BY Adam Nayman   September 26, 2008 13:09

In Nights in Rodanthe, Diane Lane plays an unhappy ex-married who meets her soul mate (Richard Gere) while looking after her best friend’s beachfront hotel in North Carolina. After making crinkly eyes at one another for a few scenes — long enough to establish the complementary nature of their respective mid-life crises (she’s debating re-connecting with her cheating ex; he had a woman die on his high-end cosmetic-surgery operating table) — the pair retire to the hotel’s attic, where Lane shows Gere the wooden box she made as a child using her beloved father’s tools, the purpose of which is to house “the things that she loves."

 

Given that Nights in Rodanthe is a Nicholas Sparks adaptation, there are no points for predicting that this line will take on a melancholy connotation by the end.

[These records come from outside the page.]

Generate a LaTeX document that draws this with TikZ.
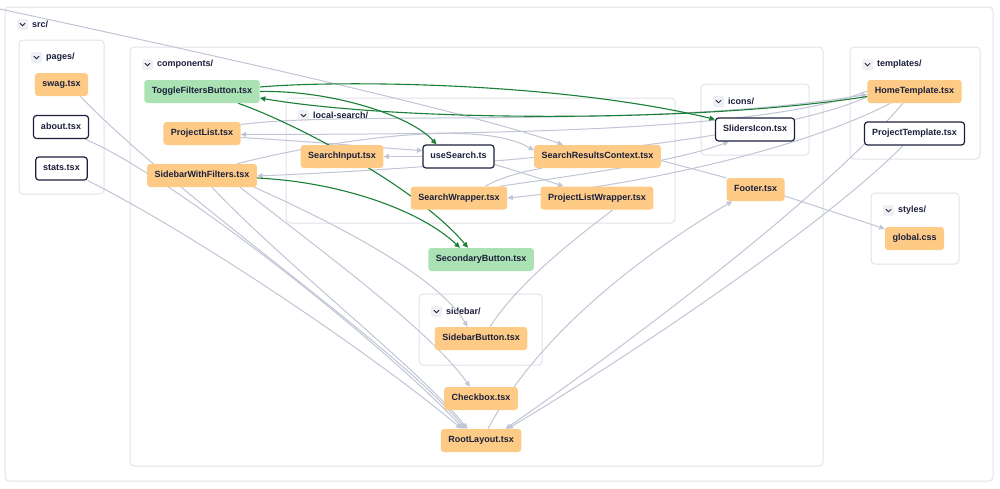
\documentclass[tikz,border=0pt]{standalone}
\usepackage{fontspec}
\setmainfont{Liberation Sans}
\usetikzlibrary{arrows.meta}
\definecolor{ink}{RGB}{27,31,59}
\definecolor{orangefill}{RGB}{253,203,134}
\definecolor{greenfill}{RGB}{170,226,179}
\definecolor{edgegray}{RGB}{193,198,214}
\definecolor{hotgreen}{RGB}{26,127,55}
\definecolor{grpline}{RGB}{224,227,235}
\definecolor{chevbg}{RGB}{238,240,244}
\pgfdeclarelayer{bg}
\pgfdeclarelayer{edges}
\pgfsetlayers{bg,edges,main}
\newcommand\dirbox[6]{%
  \draw[grp] (#2,#3) rectangle (#4,#5);
  \fill[chevbg, rounded corners=1.5pt] ({#2+12},{#3+12}) rectangle ({#2+23},{#3+23});
  \draw[chevmark] ({#2+15},{#3+16.3}) -- ({#2+17.5},{#3+18.8}) -- ({#2+20},{#3+16.3});
  \node[grplabel] (#1) at ({#2+27},{#3+17.5}) {#6};
}
\begin{document}
\begin{tikzpicture}[x=1pt,y=-1pt,
  grp/.style={draw=grpline, line width=1pt, fill=white, rounded corners=4pt},
  chevmark/.style={draw=ink, line width=0.8pt, line cap=round, line join=round},
  grplabel/.style={anchor=west, inner sep=0pt, text=ink, font=\fontsize{9}{11}\selectfont\bfseries},
  filenode/.style={rounded corners=3pt, minimum height=23pt, inner xsep=7.5pt, inner ysep=0pt,
    text height=6.5pt, text depth=1.8pt, text=ink, font=\fontsize{9}{11}\selectfont\bfseries},
  orangef/.style={filenode, fill=orangefill},
  greenf/.style={filenode, fill=greenfill},
  whitef/.style={filenode, fill=white, draw=ink, line width=1.2pt},
  dep/.style={draw=edgegray, line width=1pt, -{Triangle[length=5.5pt,width=5pt]}},
  depline/.style={draw=edgegray, line width=1pt},
  hot/.style={draw=hotgreen, line width=1.1pt, -{Triangle[length=5.5pt,width=5pt]}}]
\useasboundingbox (0,0) rectangle (1000,488);

\begin{pgfonlayer}{bg}
\fill[white] (0,0) rectangle (1000,488);
\dirbox{lbl-src}{5}{7}{993}{481}{src/}
\dirbox{lbl-pages}{19}{40}{104}{194}{pages/}
\dirbox{lbl-components}{130}{47}{823}{466}{components/}
\dirbox{lbl-local}{286}{98}{675}{223}{local-search/}
\dirbox{lbl-icons}{701}{84}{809}{155}{icons/}
\dirbox{lbl-sidebar}{419}{294}{542}{365}{sidebar/}
\dirbox{lbl-templates}{850}{47}{980}{159}{templates/}
\dirbox{lbl-styles}{871}{193}{959}{264}{styles/}
\end{pgfonlayer}

\node[orangef] (swag) at (61.5,84.5) {swag.tsx};
\node[whitef] (about) at (61,127) {about.tsx};
\node[whitef] (stats) at (61.5,168.5) {stats.tsx};
\node[greenf] (toggle) at (202,91.5) {ToggleFiltersButton.tsx};
\node[orangef] (plist) at (202,133.5) {ProjectList.tsx};
\node[orangef] (swf) at (202,175.5) {SidebarWithFilters.tsx};
\node[orangef] (sinput) at (342,156.5) {SearchInput.tsx};
\node[whitef] (usesearch) at (458.5,156.5) {useSearch.ts};
\node[orangef] (src) at (597.5,156.5) {SearchResultsContext.tsx};
\node[orangef] (swrap) at (459,198) {SearchWrapper.tsx};
\node[orangef] (plw) at (597,198) {ProjectListWrapper.tsx};
\node[greenf] (secbtn) at (481,259.5) {SecondaryButton.tsx};
\node[whitef] (sliders) at (755,129.5) {SlidersIcon.tsx};
\node[orangef] (footer) at (755.5,189.5) {Footer.tsx};
\node[orangef] (home) at (914.5,91.5) {HomeTemplate.tsx};
\node[whitef] (ptpl) at (914.5,133.5) {ProjectTemplate.tsx};
\node[orangef] (gcss) at (914.5,238.5) {global.css};
\node[orangef] (sbbtn) at (481,338.5) {SidebarButton.tsx};
\node[orangef] (checkbox) at (481,398.5) {Checkbox.tsx};
\node[orangef] (root) at (481,440.5) {RootLayout.tsx};

\coordinate (offstart) at (0,9);

\begin{pgfonlayer}{edges}
% gray dependencies
\draw[dep] (offstart) .. controls (200,52) and (470,112) .. ([xshift=29pt]src.north west);
\draw[dep] (stats.south east) .. controls (200,237) and (380,360) .. ([xshift=21pt]root.north west);
\draw[dep] ([xshift=-4pt]about.south east) .. controls (170,175) and (380,340) .. ([xshift=23pt]root.north west);
\draw[dep] ([xshift=-8pt]swag.south east) .. controls (180,200) and (390,340) .. ([xshift=25pt]root.north west);
\draw[dep] ([xshift=10pt]swf.south) .. controls (280,260) and (420,370) .. ([xshift=27pt]root.north west);
\draw[dep] ([xshift=38pt]swf.south) .. controls (320,250) and (430,330) .. ([xshift=26pt]checkbox.north west);
\draw[dep] ([xshift=-3pt]swf.south east) .. controls (350,230) and (440,280) .. ([xshift=33pt]sbbtn.north west);
\draw[dep] ([xshift=-11.5pt]home.south) .. controls (820,200) and (620,350) .. ([xshift=-16pt]root.north east);
\draw[dep] ([xshift=-11.5pt]ptpl.south) .. controls (830,220) and (640,350) .. ([xshift=-14pt]root.north east);
\draw[dep] ([xshift=7pt]root.north) .. controls (540,330) and (650,250) .. ([xshift=6pt]footer.south west);
\draw[dep] ([yshift=-6.5pt]footer.east) -- ([yshift=-2pt]gcss.north west);
\draw[depline] ([yshift=-4pt]src.east) -- (footer.north west);
\draw[dep] (usesearch.west) -- (sinput.east);
\draw[dep] ([yshift=-8pt]usesearch.east) .. controls (520,172) and (545,180) .. ([xshift=23pt]plw.north west);
\draw[dep] ([xshift=-24pt]home.south) .. controls (800,150) and (640,185) .. (swrap.east);
\draw[depline] ([xshift=26pt]swrap.north) .. controls (500,178) and (520,172) .. ([xshift=8pt]src.south west);
\draw[dep] ([xshift=-8pt]swrap.north east) .. controls (600,172) and (680,160) .. ([xshift=14pt]sliders.south west);
\draw[depline] ([xshift=9pt]sbbtn.north) .. controls (520,280) and (580,235) .. ([xshift=16pt]plw.south);
\draw[dep] ([yshift=0.5pt]home.west) .. controls (760,134) and (450,134) .. ([yshift=-1pt]plist.east);
\draw[dep] ([yshift=-5.5pt]home.west) .. controls (760,144) and (450,168) .. ([yshift=-0.5pt]swf.east);
\draw[dep] ([yshift=-4pt]plist.east) .. controls (320,142) and (380,148) .. ([yshift=6pt]usesearch.west);
\draw[dep] ([yshift=9pt]plist.east) .. controls (350,110) and (650,130) .. ([yshift=-3pt]home.west);
\draw[dep] ([xshift=35pt]swf.north) .. controls (330,140) and (480,118) .. ([yshift=6pt]src.west);
% green dependencies
\draw[hot] ([yshift=4.5pt]toggle.east) .. controls (340,80) and (560,82) .. ([yshift=-2pt]sliders.north west);
\draw[hot] ([yshift=-5pt]home.west) .. controls (700,123) and (400,122) .. ([yshift=-6.5pt]toggle.east);
\draw[hot] (toggle.east) .. controls (330,90) and (410,115) .. ([xshift=-22pt]usesearch.north);
\draw[hot] ([xshift=36pt]toggle.south) .. controls (300,125) and (420,190) .. ([xshift=-13pt]secbtn.north);
\draw[hot] ([yshift=-2.5pt]swf.east) .. controls (340,182) and (420,210) .. ([xshift=-21pt]secbtn.north);
\end{pgfonlayer}
\end{tikzpicture}
\end{document}
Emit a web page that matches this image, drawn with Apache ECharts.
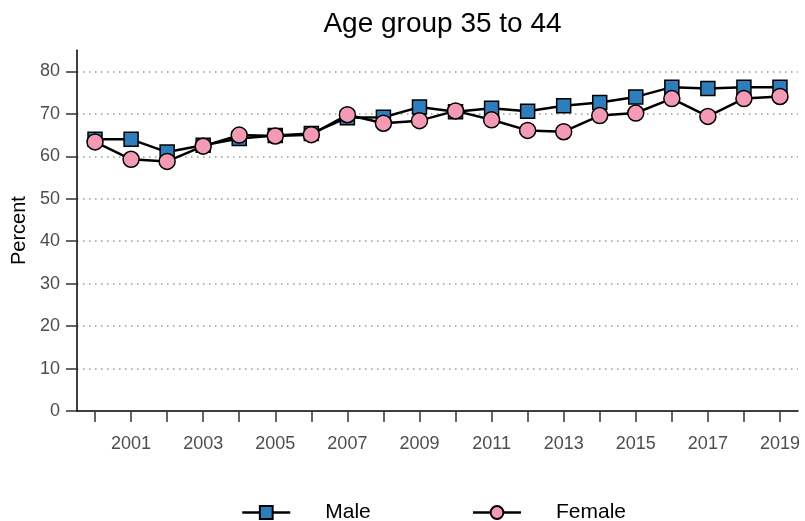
<!DOCTYPE html>
<html><head><meta charset="utf-8">
<script src="https://cdn.jsdelivr.net/npm/echarts@6/dist/echarts.min.js"></script>
<style>html,body{margin:0;padding:0;background:#fff}#c{width:805px;height:521px}</style>
</head><body><div id="c"></div>
<script>
const years = ['2000','2001','2002','2003','2004','2005','2006','2007','2008','2009','2010','2011','2012','2013','2014','2015','2016','2017','2018','2019'];
const male = [64.0,64.0,61.0,62.6,64.2,64.9,65.4,69.1,69.2,71.6,70.5,71.3,70.6,71.9,72.7,74.0,76.3,76.0,76.3,76.3];
const female = [63.4,59.3,58.8,62.4,65.0,64.8,65.1,69.8,67.8,68.4,70.7,68.6,66.1,65.8,69.6,70.2,73.6,69.4,73.6,74.1];
const yTicks = [0,10,20,30,40,50,60,70,80];

const chart = echarts.init(document.getElementById('c'), null, {renderer:'canvas'});
const FONT = 'Liberation Sans, Arial, sans-serif';
chart.setOption({
  animation:false,
  backgroundColor:'#fff',
  title:{text:'Age group 35 to 44', left:437.5, textAlign:'center', top:5,
    textStyle:{fontFamily:FONT, fontSize:28, fontWeight:'normal', color:'#000'}},
  grid:{left:77, right:7, top:50.2, bottom:110},
  legend:{top:497, left:236, itemWidth:48, itemHeight:16, itemGap:101,
    lineStyle:{width:2.5},
    textStyle:{fontFamily:FONT, fontSize:21, color:'#000', padding:[0,0,0,30]},
    data:['Male','Female']},
  xAxis:{type:'category', data:years, boundaryGap:true,
    axisLine:{show:true, lineStyle:{color:'#000', width:1.5}},
    axisTick:{show:true, alignWithLabel:true, length:11, interval:0, lineStyle:{color:'#333', width:1.5}},
    axisLabel:{show:true, interval:function(i){return i%2===1;}, margin:24, fontFamily:FONT, fontSize:18, color:'#4d4d4d'}},
  yAxis:{type:'value', min:0, max:85, interval:10,
    name:'Percent', nameLocation:'middle', nameGap:43, nameRotate:90,
    nameTextStyle:{fontFamily:FONT, fontSize:20, color:'#000'},
    axisLine:{show:true, lineStyle:{color:'#000', width:1.5}},
    axisTick:{show:true, length:11, customValues:yTicks, lineStyle:{color:'#333', width:1.5}},
    axisLabel:{customValues:yTicks, margin:17, fontFamily:FONT, fontSize:18, color:'#4d4d4d'},
    splitLine:{show:true, showMinLine:false, showMaxLine:true, lineStyle:{color:'#999', type:[1.5,4.5], width:1.5}}},
  series:[
    {name:'Male', type:'line', data:male, symbol:'rect', symbolSize:14,
      lineStyle:{color:'#000', width:2.5},
      itemStyle:{color:'#2e7ebb', borderColor:'#000', borderWidth:1.5}},
    {name:'Female', type:'line', data:female, symbol:'circle', symbolSize:16,
      lineStyle:{color:'#000', width:2.5},
      itemStyle:{color:'#f49ab4', borderColor:'#000', borderWidth:1.5}}
  ]
});
</script></body></html>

If you’re the type to buy into Sparks’ brand of soft-pedal emotional terrorism — in which attractive, well-to-do people conquer their ennui only to be rudely thwarted by fate — it will be unbearably moving. And if you’re not, you’ll at least marvel at how Gere and Lane (especially Lane) manage to invest this patently ridiculous material (is that really a hurricane being employed as an aphrodisiac three years after Katrina?) with some semblance of dignity — at least until that gaggle of wild horses shows up.